WHAT YOU ARE ASKED TO DO: Strip the pictures and reproduce the rest of the listing exactly.

BEGIN SOURCE EXCERPT

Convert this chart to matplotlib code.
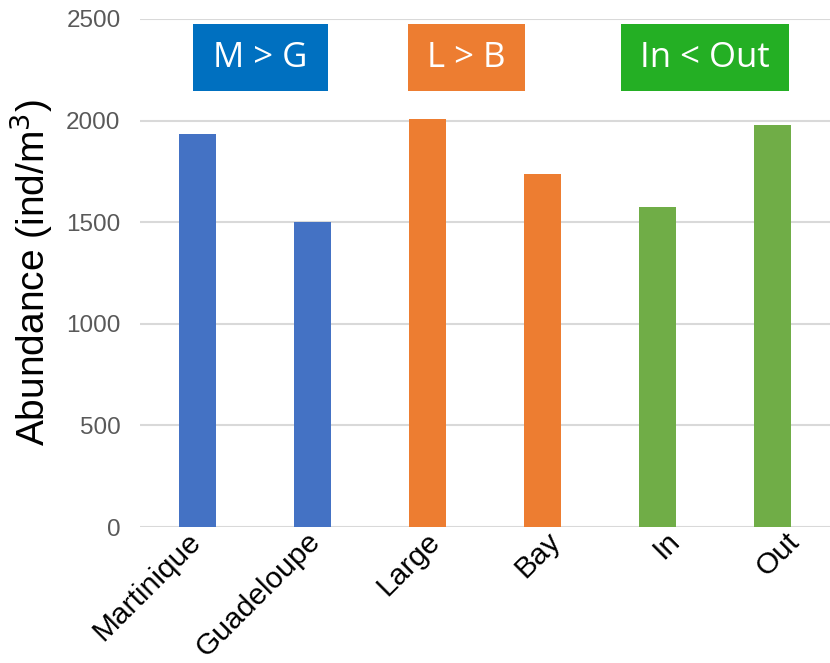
import matplotlib
matplotlib.use("Agg")
import matplotlib.pyplot as plt
import matplotlib.transforms as mtransforms
from matplotlib.patches import Rectangle

plt.rcParams["font.family"] = ["Liberation Sans", "DejaVu Sans"]

# 数据
SITES = ["Martinique", "Guadeloupe", "Large", "Bay", "In", "Out"]
ABUNDANCE = [1935, 1500, 2008, 1737, 1575, 1978]
BAR_COLORS = ["#4472C4", "#4472C4", "#ED7D31", "#ED7D31", "#70AD47", "#70AD47"]
Y_TICKS = [0, 500, 1000, 1500, 2000, 2500]

# 比较标签（文字, 颜色, 左右x范围）
COMPARE_LABELS = ["M > G", "L > B", "In < Out"]
COMPARE_COLORS = ["#0070C0", "#ED7D31", "#24AF24"]
COMPARE_X = [(-0.04, 1.135), (1.83, 2.85), (3.68, 5.14)]

W, H = 830, 663
fig = plt.figure(figsize=(W / 100, H / 100), dpi=100)
ax = fig.add_axes([140 / W, (H - 527) / H, 690 / W, (527 - 19) / H])

x = list(range(len(SITES)))
ax.bar(x, ABUNDANCE, width=0.32, color=BAR_COLORS, zorder=3)

ax.set_xlim(-0.5, len(SITES) - 0.5)
ax.set_ylim(0, 2500)
ax.set_yticks(Y_TICKS)
ax.set_yticklabels([str(t) for t in Y_TICKS], fontsize=17.5, color="#595959")
ax.set_xticks(x)
ax.set_xticklabels(SITES, fontsize=21.5, rotation=45, ha="right",
                   rotation_mode="anchor", color="black")
ax.tick_params(axis="both", length=0)
ax.tick_params(axis="y", pad=14)
ax.tick_params(axis="x", pad=0)
# Excel 的斜标签间距略大于柱间距，逐个微调
for i, lbl in enumerate(ax.get_xticklabels()):
    dx = (-11 + 4.8 * i) / 100
    shift = mtransforms.ScaledTranslation(dx, 0, fig.dpi_scale_trans)
    lbl.set_transform(lbl.get_transform() + shift)

ax.grid(axis="y", color="#D9D9D9", linewidth=1.5, zorder=0)
for s in ax.spines.values():
    s.set_visible(False)

ax.set_ylabel("Abundance (ind/m$^3$)", fontsize=28, labelpad=8)

# 比较标注框
y0, y1 = 2146, 2475
for txt, col, (x0, x1) in zip(COMPARE_LABELS, COMPARE_COLORS, COMPARE_X):
    ax.add_patch(Rectangle((x0, y0), x1 - x0, y1 - y0, facecolor=col,
                           edgecolor="none", zorder=4, clip_on=False))
    ax.text((x0 + x1) / 2, (y0 + y1) / 2, txt, color="white", fontsize=25,
            family=["Open Sans", "DejaVu Sans"], ha="center", va="center", zorder=5)

fig.savefig("out.png", dpi=100)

END SOURCE EXCERPT

SOLUTION TO THIS PROBLEM:
Convert this chart to matplotlib code.
import matplotlib
matplotlib.use("Agg")
import matplotlib.pyplot as plt
import matplotlib.transforms as mtransforms
from matplotlib.patches import Rectangle

plt.rcParams["font.family"] = ["Liberation Sans", "DejaVu Sans"]

# 数据
SITES = ["Martinique", "Guadeloupe", "Large", "Bay", "In", "Out"]
ABUNDANCE = [1935, 1500, 2008, 1737, 1575, 1978]
BAR_COLORS = ["#4472C4", "#4472C4", "#ED7D31", "#ED7D31", "#70AD47", "#70AD47"]
Y_TICKS = [0, 500, 1000, 1500, 2000, 2500]

# 比较标签（文字, 颜色, 左右x范围）
COMPARE_LABELS = ["M > G", "L > B", "In < Out"]
COMPARE_COLORS = ["#0070C0", "#ED7D31", "#24AF24"]
COMPARE_X = [(-0.04, 1.135), (1.83, 2.85), (3.68, 5.14)]

W, H = 830, 663
fig = plt.figure(figsize=(W / 100, H / 100), dpi=100)
ax = fig.add_axes([140 / W, (H - 527) / H, 690 / W, (527 - 19) / H])

x = list(range(len(SITES)))
ax.bar(x, ABUNDANCE, width=0.32, color=BAR_COLORS, zorder=3)

ax.set_xlim(-0.5, len(SITES) - 0.5)
ax.set_ylim(0, 2500)
ax.set_yticks(Y_TICKS)
ax.set_yticklabels([str(t) for t in Y_TICKS], fontsize=17.5, color="#595959")
ax.set_xticks(x)
ax.set_xticklabels(SITES, fontsize=21.5, rotation=45, ha="right",
                   rotation_mode="anchor", color="black")
ax.tick_params(axis="both", length=0)
ax.tick_params(axis="y", pad=14)
ax.tick_params(axis="x", pad=0)
# Excel 的斜标签间距略大于柱间距，逐个微调
for i, lbl in enumerate(ax.get_xticklabels()):
    dx = (-11 + 4.8 * i) / 100
    shift = mtransforms.ScaledTranslation(dx, 0, fig.dpi_scale_trans)
    lbl.set_transform(lbl.get_transform() + shift)

ax.grid(axis="y", color="#D9D9D9", linewidth=1.5, zorder=0)
for s in ax.spines.values():
    s.set_visible(False)

ax.set_ylabel("Abundance (ind/m$^3$)", fontsize=28, labelpad=8)

# 比较标注框
y0, y1 = 2146, 2475
for txt, col, (x0, x1) in zip(COMPARE_LABELS, COMPARE_COLORS, COMPARE_X):
    ax.add_patch(Rectangle((x0, y0), x1 - x0, y1 - y0, facecolor=col,
                           edgecolor="none", zorder=4, clip_on=False))
    ax.text((x0 + x1) / 2, (y0 + y1) / 2, txt, color="white", fontsize=25,
            family=["Open Sans", "DejaVu Sans"], ha="center", va="center", zorder=5)

fig.savefig("out.png", dpi=100)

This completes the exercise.